[Records with drawing code]
--- START ---

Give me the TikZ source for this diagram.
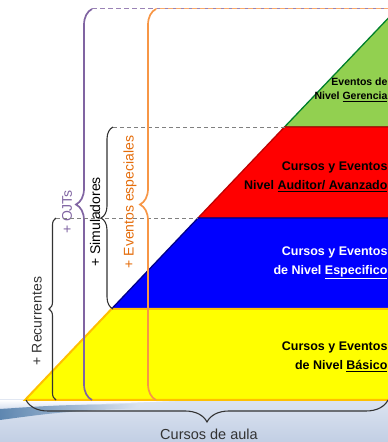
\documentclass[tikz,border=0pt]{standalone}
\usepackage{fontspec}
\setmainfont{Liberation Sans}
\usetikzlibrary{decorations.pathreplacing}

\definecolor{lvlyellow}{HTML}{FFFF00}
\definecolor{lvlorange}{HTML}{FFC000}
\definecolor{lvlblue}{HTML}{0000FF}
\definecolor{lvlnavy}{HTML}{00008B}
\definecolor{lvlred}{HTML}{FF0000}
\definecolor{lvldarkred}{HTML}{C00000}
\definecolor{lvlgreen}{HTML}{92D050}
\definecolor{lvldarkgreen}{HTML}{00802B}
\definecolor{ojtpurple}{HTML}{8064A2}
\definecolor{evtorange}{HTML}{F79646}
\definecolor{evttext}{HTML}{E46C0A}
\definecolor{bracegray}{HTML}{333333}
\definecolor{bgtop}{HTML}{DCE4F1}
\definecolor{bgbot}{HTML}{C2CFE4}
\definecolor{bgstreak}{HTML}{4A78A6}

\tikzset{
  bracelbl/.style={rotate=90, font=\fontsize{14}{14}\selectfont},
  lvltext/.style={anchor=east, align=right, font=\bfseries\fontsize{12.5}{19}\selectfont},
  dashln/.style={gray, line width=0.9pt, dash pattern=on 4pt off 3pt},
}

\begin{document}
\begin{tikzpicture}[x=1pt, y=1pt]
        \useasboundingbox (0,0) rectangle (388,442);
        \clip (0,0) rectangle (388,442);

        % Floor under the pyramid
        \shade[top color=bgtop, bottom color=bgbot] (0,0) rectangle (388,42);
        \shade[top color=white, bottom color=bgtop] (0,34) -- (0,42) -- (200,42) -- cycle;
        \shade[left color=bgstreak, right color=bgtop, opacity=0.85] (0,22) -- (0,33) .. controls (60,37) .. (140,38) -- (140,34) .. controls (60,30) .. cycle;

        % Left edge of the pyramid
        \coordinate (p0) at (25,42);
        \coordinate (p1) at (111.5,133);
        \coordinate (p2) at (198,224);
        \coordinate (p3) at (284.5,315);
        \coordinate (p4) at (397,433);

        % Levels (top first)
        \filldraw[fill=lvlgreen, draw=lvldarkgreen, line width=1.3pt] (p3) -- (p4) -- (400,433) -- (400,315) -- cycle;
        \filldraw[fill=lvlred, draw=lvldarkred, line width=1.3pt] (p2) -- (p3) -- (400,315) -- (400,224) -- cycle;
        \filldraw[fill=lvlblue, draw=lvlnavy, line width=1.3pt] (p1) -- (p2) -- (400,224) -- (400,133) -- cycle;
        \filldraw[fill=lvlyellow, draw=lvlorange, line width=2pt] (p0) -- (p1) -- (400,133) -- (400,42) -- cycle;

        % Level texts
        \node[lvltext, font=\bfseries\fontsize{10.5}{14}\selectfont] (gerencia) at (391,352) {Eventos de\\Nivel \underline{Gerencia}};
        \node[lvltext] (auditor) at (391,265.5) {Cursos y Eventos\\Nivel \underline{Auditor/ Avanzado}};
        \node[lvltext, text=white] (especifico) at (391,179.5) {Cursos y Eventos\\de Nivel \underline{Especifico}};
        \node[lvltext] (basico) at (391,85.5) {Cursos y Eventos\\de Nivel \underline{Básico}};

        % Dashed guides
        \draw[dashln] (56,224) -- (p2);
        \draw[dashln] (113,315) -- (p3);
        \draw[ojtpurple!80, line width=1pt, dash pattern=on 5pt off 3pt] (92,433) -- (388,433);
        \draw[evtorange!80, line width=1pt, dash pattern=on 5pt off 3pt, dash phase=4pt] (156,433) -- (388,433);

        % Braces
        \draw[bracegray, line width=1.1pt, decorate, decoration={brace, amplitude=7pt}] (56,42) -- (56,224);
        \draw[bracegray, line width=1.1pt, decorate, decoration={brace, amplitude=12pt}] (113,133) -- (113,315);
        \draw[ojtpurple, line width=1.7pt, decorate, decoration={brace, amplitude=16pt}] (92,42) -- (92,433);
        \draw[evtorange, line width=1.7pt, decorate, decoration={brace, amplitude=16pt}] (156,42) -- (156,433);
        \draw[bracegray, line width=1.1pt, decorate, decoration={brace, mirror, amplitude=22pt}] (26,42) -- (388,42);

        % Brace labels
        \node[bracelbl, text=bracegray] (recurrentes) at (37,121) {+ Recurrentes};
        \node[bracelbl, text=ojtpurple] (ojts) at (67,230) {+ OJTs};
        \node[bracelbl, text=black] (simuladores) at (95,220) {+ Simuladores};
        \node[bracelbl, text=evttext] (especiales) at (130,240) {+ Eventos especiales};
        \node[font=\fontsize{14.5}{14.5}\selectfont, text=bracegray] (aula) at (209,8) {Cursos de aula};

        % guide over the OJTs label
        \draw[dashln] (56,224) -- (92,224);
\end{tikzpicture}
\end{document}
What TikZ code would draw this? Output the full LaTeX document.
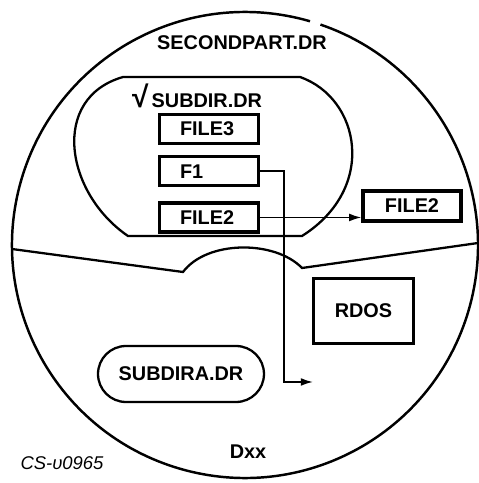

--- END ---

Print the complete listing exactly as it stands, without its pictures.

Result of this exercise:
Give me the TikZ source for this diagram.
\documentclass[tikz,border=0pt]{standalone}
\usepackage{fontspec}
\setmainfont{Liberation Sans}
\usetikzlibrary{decorations.pathreplacing}

\definecolor{lvlyellow}{HTML}{FFFF00}
\definecolor{lvlorange}{HTML}{FFC000}
\definecolor{lvlblue}{HTML}{0000FF}
\definecolor{lvlnavy}{HTML}{00008B}
\definecolor{lvlred}{HTML}{FF0000}
\definecolor{lvldarkred}{HTML}{C00000}
\definecolor{lvlgreen}{HTML}{92D050}
\definecolor{lvldarkgreen}{HTML}{00802B}
\definecolor{ojtpurple}{HTML}{8064A2}
\definecolor{evtorange}{HTML}{F79646}
\definecolor{evttext}{HTML}{E46C0A}
\definecolor{bracegray}{HTML}{333333}
\definecolor{bgtop}{HTML}{DCE4F1}
\definecolor{bgbot}{HTML}{C2CFE4}
\definecolor{bgstreak}{HTML}{4A78A6}

\tikzset{
  bracelbl/.style={rotate=90, font=\fontsize{14}{14}\selectfont},
  lvltext/.style={anchor=east, align=right, font=\bfseries\fontsize{12.5}{19}\selectfont},
  dashln/.style={gray, line width=0.9pt, dash pattern=on 4pt off 3pt},
}

\begin{document}
\begin{tikzpicture}[x=1pt, y=1pt]
        \useasboundingbox (0,0) rectangle (388,442);
        \clip (0,0) rectangle (388,442);

        % Floor under the pyramid
        \shade[top color=bgtop, bottom color=bgbot] (0,0) rectangle (388,42);
        \shade[top color=white, bottom color=bgtop] (0,34) -- (0,42) -- (200,42) -- cycle;
        \shade[left color=bgstreak, right color=bgtop, opacity=0.85] (0,22) -- (0,33) .. controls (60,37) .. (140,38) -- (140,34) .. controls (60,30) .. cycle;

        % Left edge of the pyramid
        \coordinate (p0) at (25,42);
        \coordinate (p1) at (111.5,133);
        \coordinate (p2) at (198,224);
        \coordinate (p3) at (284.5,315);
        \coordinate (p4) at (397,433);

        % Levels (top first)
        \filldraw[fill=lvlgreen, draw=lvldarkgreen, line width=1.3pt] (p3) -- (p4) -- (400,433) -- (400,315) -- cycle;
        \filldraw[fill=lvlred, draw=lvldarkred, line width=1.3pt] (p2) -- (p3) -- (400,315) -- (400,224) -- cycle;
        \filldraw[fill=lvlblue, draw=lvlnavy, line width=1.3pt] (p1) -- (p2) -- (400,224) -- (400,133) -- cycle;
        \filldraw[fill=lvlyellow, draw=lvlorange, line width=2pt] (p0) -- (p1) -- (400,133) -- (400,42) -- cycle;

        % Level texts
        \node[lvltext, font=\bfseries\fontsize{10.5}{14}\selectfont] (gerencia) at (391,352) {Eventos de\\Nivel \underline{Gerencia}};
        \node[lvltext] (auditor) at (391,265.5) {Cursos y Eventos\\Nivel \underline{Auditor/ Avanzado}};
        \node[lvltext, text=white] (especifico) at (391,179.5) {Cursos y Eventos\\de Nivel \underline{Especifico}};
        \node[lvltext] (basico) at (391,85.5) {Cursos y Eventos\\de Nivel \underline{Básico}};

        % Dashed guides
        \draw[dashln] (56,224) -- (p2);
        \draw[dashln] (113,315) -- (p3);
        \draw[ojtpurple!80, line width=1pt, dash pattern=on 5pt off 3pt] (92,433) -- (388,433);
        \draw[evtorange!80, line width=1pt, dash pattern=on 5pt off 3pt, dash phase=4pt] (156,433) -- (388,433);

        % Braces
        \draw[bracegray, line width=1.1pt, decorate, decoration={brace, amplitude=7pt}] (56,42) -- (56,224);
        \draw[bracegray, line width=1.1pt, decorate, decoration={brace, amplitude=12pt}] (113,133) -- (113,315);
        \draw[ojtpurple, line width=1.7pt, decorate, decoration={brace, amplitude=16pt}] (92,42) -- (92,433);
        \draw[evtorange, line width=1.7pt, decorate, decoration={brace, amplitude=16pt}] (156,42) -- (156,433);
        \draw[bracegray, line width=1.1pt, decorate, decoration={brace, mirror, amplitude=22pt}] (26,42) -- (388,42);

        % Brace labels
        \node[bracelbl, text=bracegray] (recurrentes) at (37,121) {+ Recurrentes};
        \node[bracelbl, text=ojtpurple] (ojts) at (67,230) {+ OJTs};
        \node[bracelbl, text=black] (simuladores) at (95,220) {+ Simuladores};
        \node[bracelbl, text=evttext] (especiales) at (130,240) {+ Eventos especiales};
        \node[font=\fontsize{14.5}{14.5}\selectfont, text=bracegray] (aula) at (209,8) {Cursos de aula};

        % guide over the OJTs label
        \draw[dashln] (56,224) -- (92,224);
\end{tikzpicture}
\end{document}
What TikZ code would draw this? Output the full LaTeX document.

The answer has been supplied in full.